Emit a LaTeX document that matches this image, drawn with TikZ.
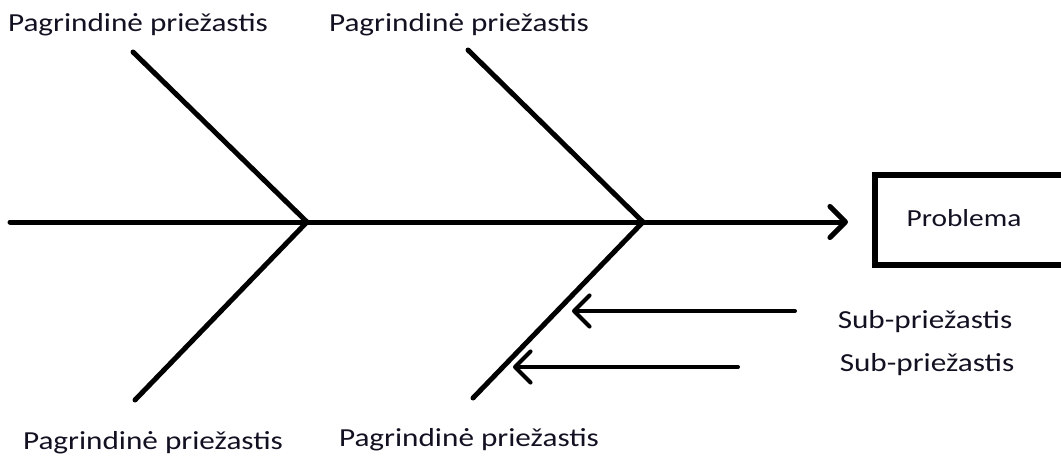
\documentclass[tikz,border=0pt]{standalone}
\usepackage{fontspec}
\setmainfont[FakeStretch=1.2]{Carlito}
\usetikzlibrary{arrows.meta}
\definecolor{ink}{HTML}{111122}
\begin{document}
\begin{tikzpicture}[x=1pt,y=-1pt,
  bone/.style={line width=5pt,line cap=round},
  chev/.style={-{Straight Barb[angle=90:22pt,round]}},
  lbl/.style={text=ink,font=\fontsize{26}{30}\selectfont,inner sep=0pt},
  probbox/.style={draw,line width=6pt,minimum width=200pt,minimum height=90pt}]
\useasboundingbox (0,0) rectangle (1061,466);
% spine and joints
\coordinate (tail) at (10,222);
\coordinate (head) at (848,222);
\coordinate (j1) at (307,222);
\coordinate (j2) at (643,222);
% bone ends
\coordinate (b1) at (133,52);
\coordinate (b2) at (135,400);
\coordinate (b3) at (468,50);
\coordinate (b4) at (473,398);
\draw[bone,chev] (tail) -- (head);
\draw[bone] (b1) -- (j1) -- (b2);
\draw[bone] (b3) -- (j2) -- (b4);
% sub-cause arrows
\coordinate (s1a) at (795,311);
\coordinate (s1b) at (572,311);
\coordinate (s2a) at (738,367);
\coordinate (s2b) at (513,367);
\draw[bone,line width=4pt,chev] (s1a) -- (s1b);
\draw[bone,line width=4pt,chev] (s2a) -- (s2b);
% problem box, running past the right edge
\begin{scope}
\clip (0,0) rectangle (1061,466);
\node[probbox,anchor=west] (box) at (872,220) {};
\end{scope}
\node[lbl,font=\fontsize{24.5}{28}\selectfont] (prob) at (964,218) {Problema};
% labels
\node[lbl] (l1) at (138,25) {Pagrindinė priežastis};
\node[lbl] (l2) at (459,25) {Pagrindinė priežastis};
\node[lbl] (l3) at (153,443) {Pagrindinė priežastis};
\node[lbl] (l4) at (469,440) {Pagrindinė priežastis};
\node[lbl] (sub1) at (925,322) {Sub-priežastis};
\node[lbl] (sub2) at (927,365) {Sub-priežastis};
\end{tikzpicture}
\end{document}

### [YOUR OBJECTIVE]
Copy each line in full and exactly, omitting any picture.

### [OUTPUT]
Emit a LaTeX document that matches this image, drawn with TikZ.
\documentclass[tikz,border=0pt]{standalone}
\usepackage{fontspec}
\setmainfont[FakeStretch=1.2]{Carlito}
\usetikzlibrary{arrows.meta}
\definecolor{ink}{HTML}{111122}
\begin{document}
\begin{tikzpicture}[x=1pt,y=-1pt,
  bone/.style={line width=5pt,line cap=round},
  chev/.style={-{Straight Barb[angle=90:22pt,round]}},
  lbl/.style={text=ink,font=\fontsize{26}{30}\selectfont,inner sep=0pt},
  probbox/.style={draw,line width=6pt,minimum width=200pt,minimum height=90pt}]
\useasboundingbox (0,0) rectangle (1061,466);
% spine and joints
\coordinate (tail) at (10,222);
\coordinate (head) at (848,222);
\coordinate (j1) at (307,222);
\coordinate (j2) at (643,222);
% bone ends
\coordinate (b1) at (133,52);
\coordinate (b2) at (135,400);
\coordinate (b3) at (468,50);
\coordinate (b4) at (473,398);
\draw[bone,chev] (tail) -- (head);
\draw[bone] (b1) -- (j1) -- (b2);
\draw[bone] (b3) -- (j2) -- (b4);
% sub-cause arrows
\coordinate (s1a) at (795,311);
\coordinate (s1b) at (572,311);
\coordinate (s2a) at (738,367);
\coordinate (s2b) at (513,367);
\draw[bone,line width=4pt,chev] (s1a) -- (s1b);
\draw[bone,line width=4pt,chev] (s2a) -- (s2b);
% problem box, running past the right edge
\begin{scope}
\clip (0,0) rectangle (1061,466);
\node[probbox,anchor=west] (box) at (872,220) {};
\end{scope}
\node[lbl,font=\fontsize{24.5}{28}\selectfont] (prob) at (964,218) {Problema};
% labels
\node[lbl] (l1) at (138,25) {Pagrindinė priežastis};
\node[lbl] (l2) at (459,25) {Pagrindinė priežastis};
\node[lbl] (l3) at (153,443) {Pagrindinė priežastis};
\node[lbl] (l4) at (469,440) {Pagrindinė priežastis};
\node[lbl] (sub1) at (925,322) {Sub-priežastis};
\node[lbl] (sub2) at (927,365) {Sub-priežastis};
\end{tikzpicture}
\end{document}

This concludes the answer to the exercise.